Almost the only Labour MP not to have Unite hurled at him was Geoffrey Robinson, who mentioned the Royal Bank of Scotland. Cameron replied that Robinson “has great experience of lending money…”.

That might sound like a compliment but actually it referred to the secret loan that Robinson made over to Peter Mandelson, which caused both to resign from the government, nearly 15 years ago. While the Tories laughed at this acid wit, Robinson looked bewildered. It was so noisy that he could not hear what Cameron said, and did not know why they were laughing.

The occasion was catastrophically humiliating for Ed Miliband, who is vulnerable to the accusation that he is in the grip of the big unions.

As if having to sit through all that was not bad enough, it transpired that the notes that his staff had prepared before the performance started had been left in a toilet in the division lobby in the House of Commons, where someone picked them up and passed them to the Tories, who happily distributed copies around the building.

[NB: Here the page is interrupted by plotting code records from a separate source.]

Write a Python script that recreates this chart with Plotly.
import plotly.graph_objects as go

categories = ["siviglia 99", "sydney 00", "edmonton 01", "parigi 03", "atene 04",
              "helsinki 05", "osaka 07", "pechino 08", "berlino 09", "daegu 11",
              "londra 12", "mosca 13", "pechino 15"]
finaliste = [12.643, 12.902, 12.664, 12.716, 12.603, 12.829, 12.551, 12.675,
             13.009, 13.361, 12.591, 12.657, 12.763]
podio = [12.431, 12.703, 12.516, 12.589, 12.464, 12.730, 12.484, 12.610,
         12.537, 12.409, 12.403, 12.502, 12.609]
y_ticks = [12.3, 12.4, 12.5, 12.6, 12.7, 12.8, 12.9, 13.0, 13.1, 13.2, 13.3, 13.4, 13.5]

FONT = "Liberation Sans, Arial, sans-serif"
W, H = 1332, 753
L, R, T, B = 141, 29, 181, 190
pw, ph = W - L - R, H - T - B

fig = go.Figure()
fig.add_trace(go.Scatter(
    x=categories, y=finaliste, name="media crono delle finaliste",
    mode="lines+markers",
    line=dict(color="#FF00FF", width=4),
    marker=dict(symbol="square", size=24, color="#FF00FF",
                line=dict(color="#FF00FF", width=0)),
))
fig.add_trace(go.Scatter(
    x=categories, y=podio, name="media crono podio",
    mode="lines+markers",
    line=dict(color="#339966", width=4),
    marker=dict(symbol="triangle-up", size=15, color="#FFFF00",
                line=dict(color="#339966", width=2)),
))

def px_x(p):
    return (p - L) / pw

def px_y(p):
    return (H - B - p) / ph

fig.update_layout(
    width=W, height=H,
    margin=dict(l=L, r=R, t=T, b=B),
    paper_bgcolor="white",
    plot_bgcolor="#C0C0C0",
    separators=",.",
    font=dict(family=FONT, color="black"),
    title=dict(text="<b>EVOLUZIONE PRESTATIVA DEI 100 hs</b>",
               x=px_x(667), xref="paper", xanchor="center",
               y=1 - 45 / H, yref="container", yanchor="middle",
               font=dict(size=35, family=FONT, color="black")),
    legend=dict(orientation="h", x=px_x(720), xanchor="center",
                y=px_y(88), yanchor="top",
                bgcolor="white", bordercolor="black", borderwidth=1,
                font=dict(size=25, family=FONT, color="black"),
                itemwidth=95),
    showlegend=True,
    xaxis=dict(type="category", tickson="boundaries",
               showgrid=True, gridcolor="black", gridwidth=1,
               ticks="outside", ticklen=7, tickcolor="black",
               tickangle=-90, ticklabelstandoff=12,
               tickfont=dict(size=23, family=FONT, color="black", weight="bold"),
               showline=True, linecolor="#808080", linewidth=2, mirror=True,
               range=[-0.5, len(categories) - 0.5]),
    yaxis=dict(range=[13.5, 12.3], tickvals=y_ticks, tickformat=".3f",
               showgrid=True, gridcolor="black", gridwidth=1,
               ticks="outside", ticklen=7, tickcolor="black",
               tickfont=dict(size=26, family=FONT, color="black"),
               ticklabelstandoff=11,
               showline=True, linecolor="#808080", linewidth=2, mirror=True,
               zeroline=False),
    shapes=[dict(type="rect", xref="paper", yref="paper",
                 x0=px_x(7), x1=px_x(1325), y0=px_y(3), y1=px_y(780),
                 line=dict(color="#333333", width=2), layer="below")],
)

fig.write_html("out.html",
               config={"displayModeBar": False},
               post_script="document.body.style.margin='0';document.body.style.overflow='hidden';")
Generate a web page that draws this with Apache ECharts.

One of the revelations they contained was that Miliband was anticipating being attacked over the role of his campaign chief, Tom Watson, who employs Karie Murphy in his office. “I’ll take Tom Watson over Andy Coulson any day,” he was going to reply.

That was today in the Mother of Parliaments.

Gillard takes being deposed on the chin

Julia Gillard, the daughter of Welsh nurses who rose to be Australia’s first woman prime minister, is reported to have taken her abrupt dismissal by her own party’s MPs with some dignity. She has not uttered a disloyal word about Kevin Rudd, the Labor party leader whom she deposed in 2010, who has now deposed her back.

On the night she lost her job, the Australian press is now reporting, she turned up casually dressed, wine in hand, to tell the 100 or so people who had assembled at the Prime Minister’s residence: “Don’t let this disillusion you – shit happens.”

She is back at home in Altona, a suburb of Melbourne, with Tim Mathieson, who was the subject of one of the extraordinary moments in her premiership.

Interviewed last month on Perth radio by a DJ named Howard Sattler, she was asked whether Mathieson was gay, because he is a hairdresser.

“But you hear it: he must be gay, he’s a hairdresser; it’s not me saying it,” Sattler persisted. Sattler and Gillard now have something in common: they are both out of a job.

John McTernan, Tony Blair’s former adviser who went Down Under to be Gillard’s political secretary, is also no longer employed, though he is planning to reinvent himself as a journalist. And, of course, he has more time to relax.

“Got my iPod on shuffle songs and the playlist is exactly the same as the last time it was on shuffle,” was one of many tweets he posted.

Women leading the way in Edgbaston

Congratulations to the good people of Birmingham Edgbaston, who have achieved a rare milestone this week of 60 unbroken years of being represented in Parliament by a woman.

First it was Edith Pitt, a Conservative, who won a by-election in July 1953, after her predecessor moved to the Lords. From 1966 to 1997 it was Jill Knight, a redoubtable reactionary now in the Lords, hoping to be the first woman to chalk up 50 years’ membership of the two Houses of Parliament. In 1997, Labour’s Gisela Stuart became Edgbaston’s first non-Tory MP since 1898. She is organising a charity fundraiser to mark the 60 years.

MP’s pay freeze is open-and-shut case 

Stephen Phillips, Tory MP for Sleaford and North Hykeham, is among those who have spoken up against receiving a pay rise. “This is not the time for any substantial increase. That could only happen as and when the economy is fully recovered,” he told the Lincolnshire Echo.

Mr Phillips is a QC and part-time judge. In the Register of Members’ Interests, he declares payments totalling £717,698.37 for legal work carried out between October 2010 and January 2013. In 2012-13, he also claimed £19,294.65 in office costs and travel expenses. His wife, Fiona, is also a barrister. So you can see how Mr Phillips might manage without a “substantial” increase in his £66,396 MP’s annual salary.

Mandelson gets a high-speed retort

Lord Mandelson’s pronouncement in the Financial Times that he now thinks the Government should abandon the proposed high-speed rail link from London to Birmingham did not impress the Liberal Democrat Transport minister Norman Baker, who said: “Thankfully, since Blair and Brown are gone the country no longer has to do whatever Peter Mandelson says.”